▶ **The problem**: Each line containing the word "that" must be reported.

▶ **Material provided**:
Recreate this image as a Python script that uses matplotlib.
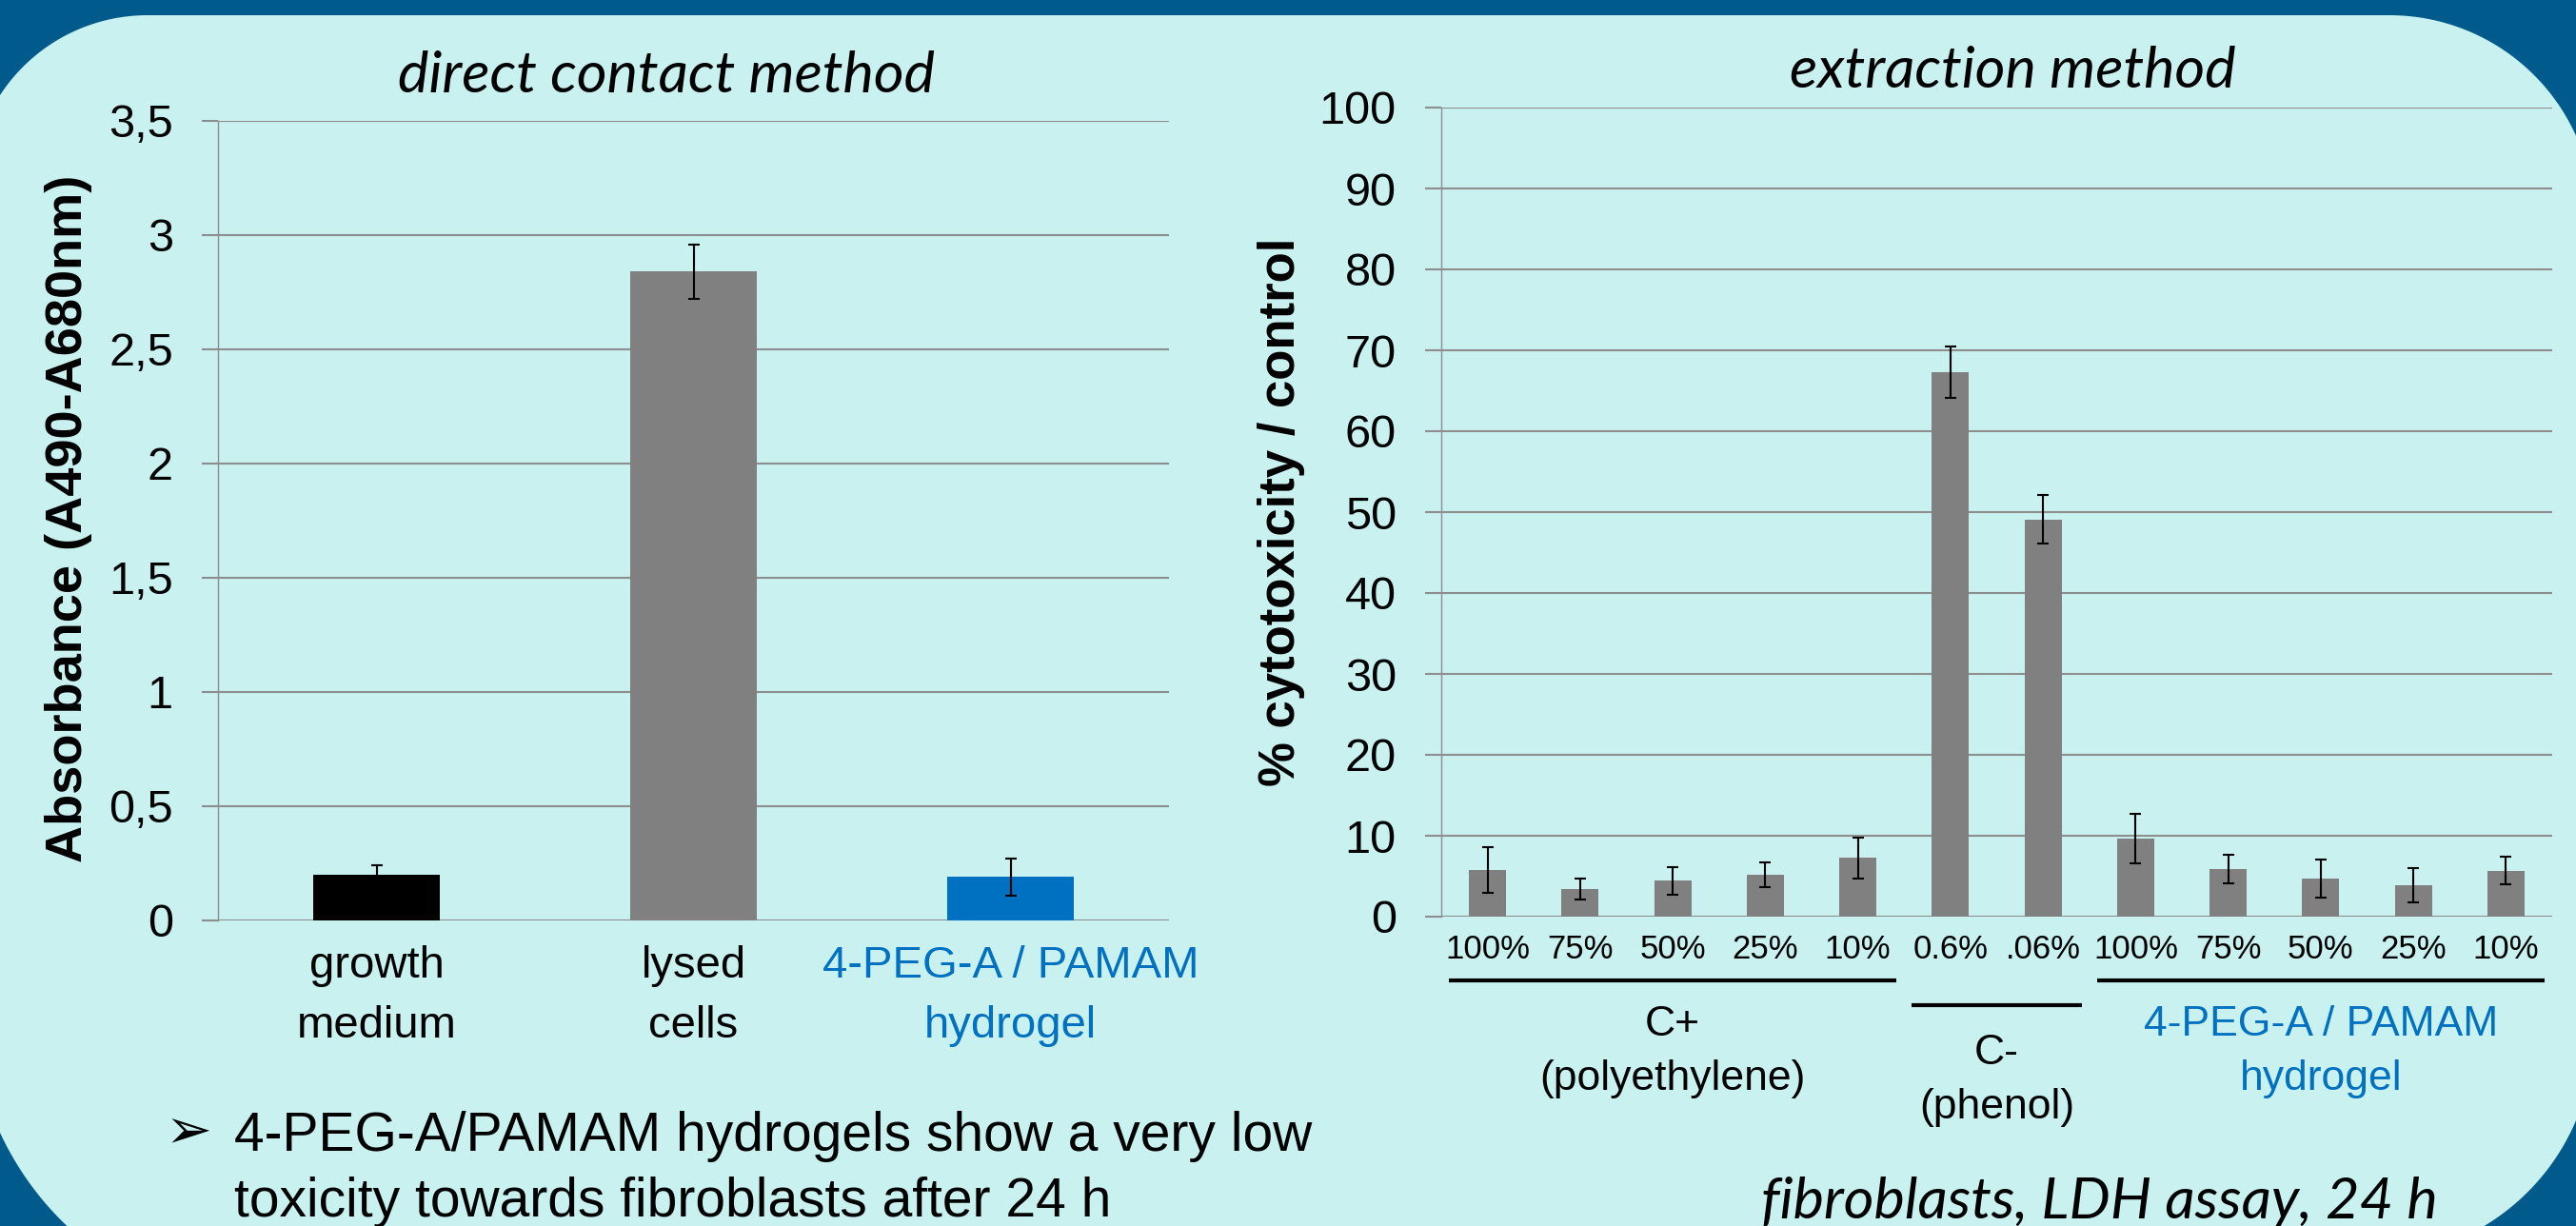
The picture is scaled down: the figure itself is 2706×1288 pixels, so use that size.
import numpy as np
import matplotlib.pyplot as plt
import matplotlib.transforms as mtransforms
from matplotlib.path import Path
from matplotlib.patches import PathPatch

# --- datos: método de contacto directo ---
contact_labels = ['growth\nmedium', 'lysed\ncells', '4-PEG-A / PAMAM\nhydrogel']
contact_values = [0.20, 2.84, 0.19]
contact_errors = [0.04, 0.12, 0.08]
contact_colors = ['#000000', '#808080', '#0070C0']
contact_yticks = [0, 0.5, 1, 1.5, 2, 2.5, 3, 3.5]
contact_yticklabels = ['0', '0,5', '1', '1,5', '2', '2,5', '3', '3,5']

# --- datos: método de extracción ---
extract_labels = ['100%', '75%', '50%', '25%', '10%', '0.6%', '.06%',
                  '100%', '75%', '50%', '25%', '10%']
extract_values = [5.8, 3.4, 4.45, 5.2, 7.25, 67.3, 49.1, 9.65, 5.9, 4.7, 3.9, 5.7]
extract_errors = [2.8, 1.3, 1.7, 1.5, 2.5, 3.2, 3.0, 3.1, 1.75, 2.4, 2.15, 1.7]
extract_yticks = [0, 10, 20, 30, 40, 50, 60, 70, 80, 90, 100]

group_names = ['C+', 'C-', '4-PEG-A / PAMAM']
group_subnames = ['(polyethylene)', '(phenol)', 'hydrogel']
group_start = [0, 5, 7]
group_end = [4, 6, 11]
group_colors = ['black', 'black', '#0070C0']

# --- layout en píxeles de la imagen final ---
W, H, DPI = 2706, 1288, 100
DARK = '#005B8C'
PANEL = '#C8F1F0'
GRID = '#8E8E8E'
BLUE = '#0070C0'

plt.rcParams['font.family'] = ['Liberation Sans', 'DejaVu Sans']


def fx(x):
    return x / W


def fy(y):
    return 1 - y / H


def axes_rect(left, top, right, bottom):
    return [fx(left), fy(bottom), (right - left) / W, (bottom - top) / H]


def arc(cx, cy, r, a0, a1, n=80):
    t = np.radians(np.linspace(a0, a1, n))
    return np.column_stack([cx + r * np.cos(t), cy + r * np.sin(t)])


fig = plt.figure(figsize=(W / DPI, H / DPI), dpi=DPI, facecolor=DARK)

# panel claro con esquinas redondeadas
pts = np.vstack([
    arc(155, 201, 185, 180, 270),
    arc(2510, 231, 215, 270, 360),
    arc(2487, 1084, 238, 0, 90),
    arc(293, 1054, 323, 90, 180),
])
pts = np.column_stack([fx(pts[:, 0]), fy(pts[:, 1])])
panel = PathPatch(Path(np.vstack([pts, pts[:1]]), closed=True),
                  transform=fig.transFigure, facecolor=PANEL,
                  edgecolor='none', zorder=-5)
fig.add_artist(panel)


def style_axes(ax, ysize, ypad):
    ax.set_facecolor('none')
    ax.set_axisbelow(True)
    ax.yaxis.grid(True, color=GRID, linewidth=1.5)
    for s in ['top', 'right', 'bottom']:
        ax.spines[s].set_visible(False)
    ax.spines['left'].set_color(GRID)
    ax.spines['left'].set_linewidth(1.0)
    ax.tick_params(axis='y', length=12, width=1.5, color=GRID,
                   labelsize=ysize, pad=ypad)


err_kw = dict(ecolor='black', elinewidth=1.5, capsize=4.3, capthick=1.5)

# ---- izquierda: direct contact ----
ax1 = fig.add_axes(axes_rect(229, 127, 1228, 967))
x1 = np.arange(len(contact_values))
ax1.bar(x1, contact_values, width=0.4, color=contact_colors,
        yerr=contact_errors, error_kw=err_kw, zorder=3)
ax1.set_xlim(-0.5, len(contact_values) - 0.5)
ax1.set_ylim(0, 3.5)
ax1.set_yticks(contact_yticks, contact_yticklabels)
ax1.set_xticks(x1, contact_labels, linespacing=1.55)
style_axes(ax1, 35, 22)
ax1.tick_params(axis='x', length=0, labelsize=34, pad=19)
ax1.get_xticklabels()[2].set_color(BLUE)

# ---- derecha: extraction ----
ax2 = fig.add_axes(axes_rect(1514, 113, 2681, 963))
x2 = np.arange(len(extract_values))
ax2.bar(x2, extract_values, width=0.4, color='#808080',
        yerr=extract_errors, error_kw=err_kw, zorder=3)
ax2.set_xlim(-0.5, len(extract_values) - 0.5)
ax2.set_ylim(0, 100)
ax2.set_yticks(extract_yticks)
ax2.set_xticks(x2, extract_labels)
style_axes(ax2, 35, 22)
ax2.tick_params(axis='x', length=0, labelsize=25, pad=13)

# grupos bajo el eje x
tr = mtransforms.blended_transform_factory(ax2.transData, fig.transFigure)
group_line_y = [1030, 1056, 1030]
group_text_y = [1088, 1118, 1088]
for i in range(len(group_names)):
    a, b = group_start[i], group_end[i]
    ax2.plot([a - 0.42, b + 0.42], [fy(group_line_y[i])] * 2, transform=tr,
             color='black', lw=3, clip_on=False, solid_capstyle='butt')
    xc = (a + b) / 2
    ax2.text(xc, fy(group_text_y[i]), group_names[i], transform=tr,
             ha='center', va='baseline', fontsize=32, color=group_colors[i])
    ax2.text(xc, fy(group_text_y[i] + 57), group_subnames[i], transform=tr,
             ha='center', va='baseline', fontsize=32, color=group_colors[i])

# etiquetas de ejes y títulos
fig.text(fx(72), fy(545), 'Absorbance (A490-A680nm)', rotation=90,
         ha='center', va='center', fontsize=39, fontweight='bold')
fig.text(fx(1346), fy(538), '% cytotoxicity / control', rotation=90,
         ha='center', va='center', fontsize=38, fontweight='bold')

title_font = dict(family=['Lato', 'DejaVu Sans'], style='italic', fontsize=44)
fig.text(fx(700), fy(97), 'direct contact method', ha='center',
         va='baseline', **title_font)
fig.text(fx(2114), fy(92), 'extraction method', ha='center',
         va='baseline', **title_font)
fig.text(fx(2205), fy(1280), 'fibroblasts, LDH assay, 24 h', ha='center',
         va='baseline', **title_font)

# viñeta con conclusión
fig.text(fx(174), fy(1206), '\u27A2', ha='left', va='baseline',
         fontsize=42, family=['DejaVu Sans'])
fig.text(fx(246), fy(1209), '4-PEG-A/PAMAM hydrogels show a very low',
         ha='left', va='baseline', fontsize=41)
fig.text(fx(246), fy(1278), 'toxicity towards fibroblasts after 24 h',
         ha='left', va='baseline', fontsize=41)

fig.savefig('out.png', dpi=DPI, facecolor=DARK)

▶ **Final answer**:
Recreate this image as a Python script that uses matplotlib.
The picture is scaled down: the figure itself is 2706×1288 pixels, so use that size.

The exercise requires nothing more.